Nigeria is betting on scale. In January 2025, the Federal Executive Council approved the construction of 7,000 telecom towers to extend 5G and rural coverage. Ethiopia is pursuing both state and market routes. Ethio Telecom announced plans to deploy 1,298 new mobile sites in FY2024–2025, including 165 rural sites, alongside major fibre extensions. It is currently seeking more than US$1.1 billion to facilitate this deployment. Safaricom Ethiopia is matching that with private investment. The company launched a US$1.5 billion programme to build 5,000 new towers over three years and began switching on the first locally manufactured units early in 2025. Kenya is also densifying. Atlas Tower Kenya marked its 400th tower in early 2025, underscoring the pace of independent tower company expansion. Meanwhile, Safaricom has been rapidly expanding its 5G footprint, adding hundreds of new 5G sites in the first half of the year.
Tanzania’s Universal Communications Service Access Fund has overseen hundreds of rural builds and upgrades, with reports in 2025 noting several hundred new towers and many site upgrades to 3G/4G to widen rural access. Satellite services have become a third, fast-moving vector for connectivity in 2025, especially where ground builds are slow or terrain is hostile.
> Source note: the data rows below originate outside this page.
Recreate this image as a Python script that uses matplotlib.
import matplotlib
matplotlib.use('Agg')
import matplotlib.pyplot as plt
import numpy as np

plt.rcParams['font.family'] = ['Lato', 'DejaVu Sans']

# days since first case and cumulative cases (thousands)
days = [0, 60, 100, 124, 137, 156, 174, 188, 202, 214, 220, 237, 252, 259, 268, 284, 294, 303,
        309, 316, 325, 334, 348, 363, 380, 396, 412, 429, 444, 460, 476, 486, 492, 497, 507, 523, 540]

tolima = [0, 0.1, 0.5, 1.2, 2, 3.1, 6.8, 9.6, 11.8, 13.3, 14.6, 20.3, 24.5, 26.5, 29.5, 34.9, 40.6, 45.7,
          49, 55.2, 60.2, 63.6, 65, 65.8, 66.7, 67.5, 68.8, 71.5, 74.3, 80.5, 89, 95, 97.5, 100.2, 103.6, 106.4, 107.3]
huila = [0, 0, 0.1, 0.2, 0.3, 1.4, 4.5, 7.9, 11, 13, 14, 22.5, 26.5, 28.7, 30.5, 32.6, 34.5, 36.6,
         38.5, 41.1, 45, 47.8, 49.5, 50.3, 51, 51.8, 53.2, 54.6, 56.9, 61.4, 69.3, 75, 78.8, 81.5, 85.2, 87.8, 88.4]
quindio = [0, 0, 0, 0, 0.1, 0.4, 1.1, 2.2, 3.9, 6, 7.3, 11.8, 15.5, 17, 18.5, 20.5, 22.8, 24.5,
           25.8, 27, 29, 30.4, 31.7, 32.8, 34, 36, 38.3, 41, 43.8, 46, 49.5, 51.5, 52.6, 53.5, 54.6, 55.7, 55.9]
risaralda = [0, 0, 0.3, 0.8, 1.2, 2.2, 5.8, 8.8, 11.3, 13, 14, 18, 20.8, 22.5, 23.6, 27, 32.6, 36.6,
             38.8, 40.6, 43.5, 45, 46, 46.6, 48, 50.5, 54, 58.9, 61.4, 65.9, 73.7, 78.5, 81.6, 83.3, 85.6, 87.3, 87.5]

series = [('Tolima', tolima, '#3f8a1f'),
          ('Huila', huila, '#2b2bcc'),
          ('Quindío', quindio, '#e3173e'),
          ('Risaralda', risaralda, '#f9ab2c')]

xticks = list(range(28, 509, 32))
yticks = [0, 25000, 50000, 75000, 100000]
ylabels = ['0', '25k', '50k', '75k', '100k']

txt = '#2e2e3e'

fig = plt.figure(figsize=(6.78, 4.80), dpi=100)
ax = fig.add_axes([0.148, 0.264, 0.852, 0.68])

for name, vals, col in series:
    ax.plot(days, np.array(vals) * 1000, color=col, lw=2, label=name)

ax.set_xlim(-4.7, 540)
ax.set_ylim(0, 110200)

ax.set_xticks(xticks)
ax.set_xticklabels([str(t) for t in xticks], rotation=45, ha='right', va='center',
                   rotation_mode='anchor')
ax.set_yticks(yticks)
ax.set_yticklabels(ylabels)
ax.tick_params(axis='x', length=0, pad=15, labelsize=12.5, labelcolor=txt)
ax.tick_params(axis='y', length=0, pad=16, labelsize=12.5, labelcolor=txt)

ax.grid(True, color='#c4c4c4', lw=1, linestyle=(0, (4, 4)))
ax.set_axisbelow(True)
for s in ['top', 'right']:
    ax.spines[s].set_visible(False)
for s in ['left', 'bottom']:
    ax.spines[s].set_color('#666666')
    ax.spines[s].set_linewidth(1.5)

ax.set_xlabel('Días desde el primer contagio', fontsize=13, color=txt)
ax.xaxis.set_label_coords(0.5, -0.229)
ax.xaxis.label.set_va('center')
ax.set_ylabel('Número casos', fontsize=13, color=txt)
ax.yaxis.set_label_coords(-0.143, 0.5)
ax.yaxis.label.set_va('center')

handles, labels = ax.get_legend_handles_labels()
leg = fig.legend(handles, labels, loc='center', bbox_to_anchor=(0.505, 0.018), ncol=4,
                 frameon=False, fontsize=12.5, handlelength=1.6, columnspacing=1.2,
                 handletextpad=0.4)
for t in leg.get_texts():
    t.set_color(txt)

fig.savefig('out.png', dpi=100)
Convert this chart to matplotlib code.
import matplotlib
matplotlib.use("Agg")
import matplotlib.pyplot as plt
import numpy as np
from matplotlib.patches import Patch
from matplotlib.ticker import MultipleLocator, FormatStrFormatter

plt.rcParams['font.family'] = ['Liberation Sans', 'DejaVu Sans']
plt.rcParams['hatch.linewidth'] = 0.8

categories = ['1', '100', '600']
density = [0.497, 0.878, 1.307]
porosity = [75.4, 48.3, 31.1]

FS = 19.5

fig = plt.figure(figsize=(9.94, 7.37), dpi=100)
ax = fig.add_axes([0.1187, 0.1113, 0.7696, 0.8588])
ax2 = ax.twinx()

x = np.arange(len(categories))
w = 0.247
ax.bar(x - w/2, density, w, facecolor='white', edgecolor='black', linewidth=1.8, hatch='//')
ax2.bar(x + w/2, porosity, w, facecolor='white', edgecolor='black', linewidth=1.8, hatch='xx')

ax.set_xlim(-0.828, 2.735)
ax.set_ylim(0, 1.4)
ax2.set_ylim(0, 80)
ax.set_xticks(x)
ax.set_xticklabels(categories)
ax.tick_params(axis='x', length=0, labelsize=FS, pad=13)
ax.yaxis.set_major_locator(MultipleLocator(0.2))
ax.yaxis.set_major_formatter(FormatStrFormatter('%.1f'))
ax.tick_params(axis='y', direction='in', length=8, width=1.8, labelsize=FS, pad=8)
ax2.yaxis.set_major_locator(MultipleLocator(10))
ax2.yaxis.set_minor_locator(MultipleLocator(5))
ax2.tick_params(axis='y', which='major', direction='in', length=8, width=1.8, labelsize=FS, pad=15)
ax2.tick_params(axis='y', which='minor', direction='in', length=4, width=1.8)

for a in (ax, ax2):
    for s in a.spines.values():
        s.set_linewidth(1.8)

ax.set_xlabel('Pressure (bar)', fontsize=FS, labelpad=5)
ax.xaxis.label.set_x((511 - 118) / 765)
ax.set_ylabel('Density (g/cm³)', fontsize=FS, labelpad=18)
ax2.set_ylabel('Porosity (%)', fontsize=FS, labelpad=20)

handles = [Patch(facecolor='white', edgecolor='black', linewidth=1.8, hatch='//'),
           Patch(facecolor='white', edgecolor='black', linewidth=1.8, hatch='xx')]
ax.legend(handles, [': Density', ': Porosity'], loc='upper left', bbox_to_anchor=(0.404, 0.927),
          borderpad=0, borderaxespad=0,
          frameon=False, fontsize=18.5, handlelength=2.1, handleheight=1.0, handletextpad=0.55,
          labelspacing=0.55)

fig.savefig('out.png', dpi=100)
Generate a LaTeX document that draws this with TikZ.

Starlink and other LEO providers have been rolling into African markets this year, offering near-immediate coverage in remote areas. Starlink went live in Chad and more than 20 other African countries in 2025.
National actors are pairing with LEOs too. Nigeria’s NIGCOMSAT signed a deal to partner with OneWeb to deliver LEO connectivity nationwide, blending state satellite infrastructure with commercial capacity. Private distribution and reseller deals are accelerating reach. Airtel Africa, for instance, has agreed to distribute Starlink connectivity in select markets since May 2025, signalling that traditional operators see satellite services as complementary rather than purely competitive. New LEO constellations beyond Starlink are also advancing. Amazon’s Project Kuiper launched initial production satellites in 2025, a development that will add capacity options for regions with limited terrestrial reach.Ground infrastructure is following. Atlas Space Operations and others expanded ground-station capacity in Rwanda and Ghana in 2025, improving the ability to manage LEO services locally and support national data needs. While satellites bring speed and reach, they are not a silver bullet. Capacity limits, licensing and regulation remain hurdles. Nigeria’s recent Starlink waitlist surge and service pauses highlight how demand can outstrip satellite capacity and draw regulatory scrutiny.
The acceleration of tower builds, combined with momentum in satellite technology, offers a hybrid playbook for tackling Africa’s connectivity gap, with towers densifying population centres and serving public institutions, while satellites plug remote blindspots and provide resilience where terrestrial grids fall short. Experts argue blended finance is the way forward.
“Public funds can de-risk rural sites while private capital drives scale and speed, and satellites can be gated into national plans to serve schools, clinics and emergency services,” Mulongo added.